Due to the significant tension between South and North Korea, in addition to political tensions with the NKDP and other nations globally, the event is highly sensitive and likely to face more cyberattacks.
Cybersecurity provider, McAfee, has discovered a malicious campaign targeting organisations associated with the 2018 Winter Olympic Games in Pyeongchang, South Korea.
Delivered as a Microsoft Word document in an email, the fileless malware attack was aimed at firstname.lastname@example.org, while a number of other organisations, predominantly associated with the upcoming Olympics, were included in the BBC of the email.
This is not the first sign of the malicious campaign, with other related actions having been noted on the 22nd of December 2017 and on the 28th. In these previous instances the attackers had loaded the malicious document with a hypertext application (HTA) file before using an image to hide it.
In this most recent case, the attackers acted under the guise of counter terrorism operatives, coinciding with actual anti-terror drills relating to the event.
Analysis from a McAfee report on the document said: “The malicious document was submitted from South Korea to Virus Total on December 29 at 09:04, a day after the original email was sent to the target list. The email was sent from the IP address 18.104.22.168, in Singapore, on December 28 at 23:34. The attacker spoofed the message to appear to be from email@example.com, which is the National Counter-Terrorism Center (NCTC) in South Korea.”
Peter Carlisle, VP EMEA, Thales eSecurity, said: “Global gatherings such as the Olympics that see world leaders, businesses and governmental organisations converge on one location are a naturally attractive target for digital criminal activity. Notably, it is becoming increasingly likely that multiple attempts will be made to obtain sensitive information like passwords.”
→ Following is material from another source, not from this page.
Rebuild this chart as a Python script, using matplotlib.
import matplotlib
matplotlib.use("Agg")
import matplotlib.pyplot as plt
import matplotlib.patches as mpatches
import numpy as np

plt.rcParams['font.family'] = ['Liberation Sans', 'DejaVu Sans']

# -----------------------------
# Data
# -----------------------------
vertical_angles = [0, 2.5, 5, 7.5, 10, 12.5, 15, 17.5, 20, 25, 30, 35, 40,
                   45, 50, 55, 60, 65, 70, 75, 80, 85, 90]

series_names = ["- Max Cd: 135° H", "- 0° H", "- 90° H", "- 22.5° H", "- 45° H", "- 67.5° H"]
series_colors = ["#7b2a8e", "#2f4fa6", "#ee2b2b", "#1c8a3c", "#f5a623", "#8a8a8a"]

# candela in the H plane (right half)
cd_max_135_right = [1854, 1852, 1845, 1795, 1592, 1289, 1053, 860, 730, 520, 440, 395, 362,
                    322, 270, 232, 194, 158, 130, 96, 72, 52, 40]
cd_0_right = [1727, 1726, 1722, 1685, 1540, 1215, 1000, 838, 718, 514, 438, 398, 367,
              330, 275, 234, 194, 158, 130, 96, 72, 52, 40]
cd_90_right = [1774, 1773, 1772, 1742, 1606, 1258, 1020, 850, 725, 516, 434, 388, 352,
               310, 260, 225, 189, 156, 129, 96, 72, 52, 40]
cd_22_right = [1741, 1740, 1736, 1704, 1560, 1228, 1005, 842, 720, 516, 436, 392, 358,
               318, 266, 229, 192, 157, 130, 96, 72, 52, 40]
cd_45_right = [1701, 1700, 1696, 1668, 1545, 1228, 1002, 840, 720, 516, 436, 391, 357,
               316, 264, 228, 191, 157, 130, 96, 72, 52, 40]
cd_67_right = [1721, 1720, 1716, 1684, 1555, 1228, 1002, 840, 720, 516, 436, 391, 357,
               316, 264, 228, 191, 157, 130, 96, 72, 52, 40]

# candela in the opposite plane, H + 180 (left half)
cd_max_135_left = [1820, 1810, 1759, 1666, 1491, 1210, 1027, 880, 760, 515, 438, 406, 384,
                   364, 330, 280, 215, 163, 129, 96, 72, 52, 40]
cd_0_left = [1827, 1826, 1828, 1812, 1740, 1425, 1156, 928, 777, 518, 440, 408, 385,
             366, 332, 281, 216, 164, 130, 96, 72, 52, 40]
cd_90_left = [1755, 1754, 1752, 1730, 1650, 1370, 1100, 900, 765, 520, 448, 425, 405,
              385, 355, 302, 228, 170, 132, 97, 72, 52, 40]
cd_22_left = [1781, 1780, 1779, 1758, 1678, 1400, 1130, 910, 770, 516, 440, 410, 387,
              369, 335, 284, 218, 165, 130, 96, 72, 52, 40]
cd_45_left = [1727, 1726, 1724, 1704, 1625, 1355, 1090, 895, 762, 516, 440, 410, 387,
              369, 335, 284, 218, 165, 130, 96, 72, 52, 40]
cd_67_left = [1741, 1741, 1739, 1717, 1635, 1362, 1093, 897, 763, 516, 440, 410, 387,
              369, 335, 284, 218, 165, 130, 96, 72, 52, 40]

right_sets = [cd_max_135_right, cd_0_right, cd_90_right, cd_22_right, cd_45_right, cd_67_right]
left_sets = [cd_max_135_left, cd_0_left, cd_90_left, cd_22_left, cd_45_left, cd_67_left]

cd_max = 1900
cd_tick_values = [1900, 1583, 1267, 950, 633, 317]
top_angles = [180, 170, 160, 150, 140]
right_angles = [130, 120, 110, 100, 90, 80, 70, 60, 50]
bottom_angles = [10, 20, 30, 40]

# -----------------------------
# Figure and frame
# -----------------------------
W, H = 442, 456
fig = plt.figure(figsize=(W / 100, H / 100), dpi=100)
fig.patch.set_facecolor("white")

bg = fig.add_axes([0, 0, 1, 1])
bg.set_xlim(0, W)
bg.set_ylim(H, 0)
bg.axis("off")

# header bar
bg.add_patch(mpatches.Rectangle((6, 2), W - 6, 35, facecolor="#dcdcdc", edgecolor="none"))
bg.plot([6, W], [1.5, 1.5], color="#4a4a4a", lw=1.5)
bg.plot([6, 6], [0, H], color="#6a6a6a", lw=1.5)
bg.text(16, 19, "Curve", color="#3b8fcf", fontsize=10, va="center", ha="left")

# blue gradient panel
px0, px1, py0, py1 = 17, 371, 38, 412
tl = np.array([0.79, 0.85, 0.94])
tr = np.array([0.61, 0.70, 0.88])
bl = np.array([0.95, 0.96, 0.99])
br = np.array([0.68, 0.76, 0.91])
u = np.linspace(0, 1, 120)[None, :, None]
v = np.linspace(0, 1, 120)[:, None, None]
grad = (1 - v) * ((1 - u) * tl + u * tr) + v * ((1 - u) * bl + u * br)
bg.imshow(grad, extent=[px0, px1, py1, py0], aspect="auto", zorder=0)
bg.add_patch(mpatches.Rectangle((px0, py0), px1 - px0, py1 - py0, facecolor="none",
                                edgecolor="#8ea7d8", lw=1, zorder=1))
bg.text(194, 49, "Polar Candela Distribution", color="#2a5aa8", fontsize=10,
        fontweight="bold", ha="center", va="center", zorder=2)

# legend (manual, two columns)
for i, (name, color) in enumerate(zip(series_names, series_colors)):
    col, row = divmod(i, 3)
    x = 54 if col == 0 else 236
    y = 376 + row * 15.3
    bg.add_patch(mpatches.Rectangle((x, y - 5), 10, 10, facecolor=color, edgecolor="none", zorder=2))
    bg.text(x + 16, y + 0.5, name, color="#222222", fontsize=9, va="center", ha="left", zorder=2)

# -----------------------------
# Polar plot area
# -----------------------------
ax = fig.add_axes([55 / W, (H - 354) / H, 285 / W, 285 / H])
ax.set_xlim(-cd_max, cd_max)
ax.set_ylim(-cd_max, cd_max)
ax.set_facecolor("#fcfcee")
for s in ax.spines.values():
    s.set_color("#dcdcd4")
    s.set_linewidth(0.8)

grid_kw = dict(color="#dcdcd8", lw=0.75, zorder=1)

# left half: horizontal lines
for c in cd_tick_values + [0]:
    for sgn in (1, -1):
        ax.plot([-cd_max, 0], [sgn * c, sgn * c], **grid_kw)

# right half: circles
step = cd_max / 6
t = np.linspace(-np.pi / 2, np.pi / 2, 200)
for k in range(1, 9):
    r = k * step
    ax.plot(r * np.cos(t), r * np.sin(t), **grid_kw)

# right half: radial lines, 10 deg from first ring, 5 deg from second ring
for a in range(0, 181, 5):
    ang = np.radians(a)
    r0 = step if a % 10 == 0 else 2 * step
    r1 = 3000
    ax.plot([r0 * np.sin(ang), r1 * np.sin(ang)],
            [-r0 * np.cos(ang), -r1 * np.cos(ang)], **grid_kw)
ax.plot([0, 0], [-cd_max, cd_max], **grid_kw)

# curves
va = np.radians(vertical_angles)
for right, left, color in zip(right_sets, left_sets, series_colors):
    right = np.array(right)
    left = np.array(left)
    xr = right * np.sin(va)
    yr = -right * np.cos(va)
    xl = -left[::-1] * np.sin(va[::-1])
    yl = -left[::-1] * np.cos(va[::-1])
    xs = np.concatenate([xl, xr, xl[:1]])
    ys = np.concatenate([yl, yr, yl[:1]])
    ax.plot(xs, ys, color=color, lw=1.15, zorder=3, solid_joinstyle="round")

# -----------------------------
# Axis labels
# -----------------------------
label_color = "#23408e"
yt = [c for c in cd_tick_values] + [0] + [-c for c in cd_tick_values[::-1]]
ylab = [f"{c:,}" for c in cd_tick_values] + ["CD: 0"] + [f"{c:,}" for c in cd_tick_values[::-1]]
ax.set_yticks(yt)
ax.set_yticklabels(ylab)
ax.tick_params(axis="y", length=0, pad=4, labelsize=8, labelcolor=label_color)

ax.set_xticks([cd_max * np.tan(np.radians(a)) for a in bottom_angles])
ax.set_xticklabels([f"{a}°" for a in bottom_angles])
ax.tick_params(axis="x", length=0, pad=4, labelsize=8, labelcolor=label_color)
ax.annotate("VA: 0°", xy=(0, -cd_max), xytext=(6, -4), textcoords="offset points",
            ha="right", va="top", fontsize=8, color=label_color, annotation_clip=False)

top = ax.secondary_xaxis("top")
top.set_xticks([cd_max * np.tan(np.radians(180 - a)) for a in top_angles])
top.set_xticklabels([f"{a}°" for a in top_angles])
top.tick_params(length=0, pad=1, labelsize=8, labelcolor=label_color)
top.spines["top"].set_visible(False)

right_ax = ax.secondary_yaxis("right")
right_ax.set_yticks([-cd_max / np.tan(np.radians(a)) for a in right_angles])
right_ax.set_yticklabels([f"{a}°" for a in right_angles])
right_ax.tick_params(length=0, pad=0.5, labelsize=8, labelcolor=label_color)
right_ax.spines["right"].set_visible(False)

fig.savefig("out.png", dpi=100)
South Korea has previously been the target of cyberattacks thought to have originated in North Korea, and the event being viewed globally as a test of the relationship between the countries.
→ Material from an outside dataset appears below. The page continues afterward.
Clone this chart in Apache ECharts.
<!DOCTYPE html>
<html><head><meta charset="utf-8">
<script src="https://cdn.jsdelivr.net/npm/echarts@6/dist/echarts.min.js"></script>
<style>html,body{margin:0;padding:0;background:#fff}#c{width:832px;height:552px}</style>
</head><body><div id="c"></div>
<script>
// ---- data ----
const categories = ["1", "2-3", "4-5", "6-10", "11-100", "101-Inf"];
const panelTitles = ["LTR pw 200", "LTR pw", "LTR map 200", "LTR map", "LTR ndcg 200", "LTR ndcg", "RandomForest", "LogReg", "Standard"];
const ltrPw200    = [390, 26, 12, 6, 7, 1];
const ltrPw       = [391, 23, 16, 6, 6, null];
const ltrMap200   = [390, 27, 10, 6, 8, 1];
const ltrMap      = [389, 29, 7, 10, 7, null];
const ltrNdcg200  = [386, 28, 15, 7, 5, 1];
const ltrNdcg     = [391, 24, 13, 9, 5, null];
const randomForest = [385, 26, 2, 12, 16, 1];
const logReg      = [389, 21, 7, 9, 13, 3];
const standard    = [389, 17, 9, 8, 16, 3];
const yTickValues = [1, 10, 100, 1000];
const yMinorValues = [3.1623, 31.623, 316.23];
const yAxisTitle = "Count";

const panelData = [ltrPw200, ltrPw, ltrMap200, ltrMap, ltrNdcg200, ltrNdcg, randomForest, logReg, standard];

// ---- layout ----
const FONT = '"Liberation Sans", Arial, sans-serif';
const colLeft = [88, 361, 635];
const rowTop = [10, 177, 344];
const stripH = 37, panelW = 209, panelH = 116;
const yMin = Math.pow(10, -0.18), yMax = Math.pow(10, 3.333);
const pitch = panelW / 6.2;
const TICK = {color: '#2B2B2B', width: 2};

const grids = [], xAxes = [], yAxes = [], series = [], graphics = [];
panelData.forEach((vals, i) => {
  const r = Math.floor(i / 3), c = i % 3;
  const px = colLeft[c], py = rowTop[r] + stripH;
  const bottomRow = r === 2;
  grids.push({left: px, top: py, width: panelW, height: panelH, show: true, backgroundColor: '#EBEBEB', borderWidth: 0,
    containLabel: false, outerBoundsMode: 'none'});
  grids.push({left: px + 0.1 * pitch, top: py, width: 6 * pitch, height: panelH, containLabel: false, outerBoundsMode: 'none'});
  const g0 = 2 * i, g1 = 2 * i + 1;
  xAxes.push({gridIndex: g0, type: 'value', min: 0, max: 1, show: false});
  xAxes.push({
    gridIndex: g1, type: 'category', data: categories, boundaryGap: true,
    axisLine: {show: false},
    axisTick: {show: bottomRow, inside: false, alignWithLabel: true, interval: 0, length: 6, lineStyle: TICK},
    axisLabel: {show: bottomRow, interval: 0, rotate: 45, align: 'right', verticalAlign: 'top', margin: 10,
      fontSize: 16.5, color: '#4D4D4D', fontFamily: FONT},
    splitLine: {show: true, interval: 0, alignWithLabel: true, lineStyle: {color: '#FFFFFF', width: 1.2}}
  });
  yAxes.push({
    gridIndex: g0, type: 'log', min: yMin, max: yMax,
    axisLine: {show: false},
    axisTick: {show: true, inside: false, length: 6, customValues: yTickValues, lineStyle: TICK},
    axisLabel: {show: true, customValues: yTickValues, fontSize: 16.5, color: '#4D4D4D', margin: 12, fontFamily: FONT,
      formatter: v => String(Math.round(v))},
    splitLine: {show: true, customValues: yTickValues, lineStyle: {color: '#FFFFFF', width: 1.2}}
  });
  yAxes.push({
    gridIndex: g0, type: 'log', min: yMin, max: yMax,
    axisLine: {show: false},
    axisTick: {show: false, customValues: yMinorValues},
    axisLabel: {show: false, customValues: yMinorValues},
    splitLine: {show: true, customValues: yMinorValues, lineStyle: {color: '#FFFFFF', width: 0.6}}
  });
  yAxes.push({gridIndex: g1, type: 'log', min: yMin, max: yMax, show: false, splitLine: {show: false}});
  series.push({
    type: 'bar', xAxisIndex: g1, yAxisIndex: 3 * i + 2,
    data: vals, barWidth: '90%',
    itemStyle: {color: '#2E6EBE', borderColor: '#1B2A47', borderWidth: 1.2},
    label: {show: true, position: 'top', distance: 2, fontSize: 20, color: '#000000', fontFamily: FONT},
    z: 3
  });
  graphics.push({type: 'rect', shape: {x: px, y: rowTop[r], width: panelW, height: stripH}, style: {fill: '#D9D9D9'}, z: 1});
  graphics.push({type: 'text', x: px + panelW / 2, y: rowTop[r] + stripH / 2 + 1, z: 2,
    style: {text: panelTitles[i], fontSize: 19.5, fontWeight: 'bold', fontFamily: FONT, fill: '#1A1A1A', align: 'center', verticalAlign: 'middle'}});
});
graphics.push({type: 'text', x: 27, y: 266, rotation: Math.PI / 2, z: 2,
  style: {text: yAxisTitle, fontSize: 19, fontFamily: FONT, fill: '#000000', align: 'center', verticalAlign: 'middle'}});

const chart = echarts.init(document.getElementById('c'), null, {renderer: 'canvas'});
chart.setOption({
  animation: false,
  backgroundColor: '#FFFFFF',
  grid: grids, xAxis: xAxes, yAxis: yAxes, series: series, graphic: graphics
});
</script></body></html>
“Based on our analysis of the email header, this message did not come from NCTC, rather from the attacker’s IP address in Singapore. The message was sent from a Postfix email server and originated from the hostname ospf1-apac-sg.stickyadstv.com. When the user opens the document, text in Korean tells the victim to enable content to allow the document to be opened in their version of Word,” McAfee said in the report.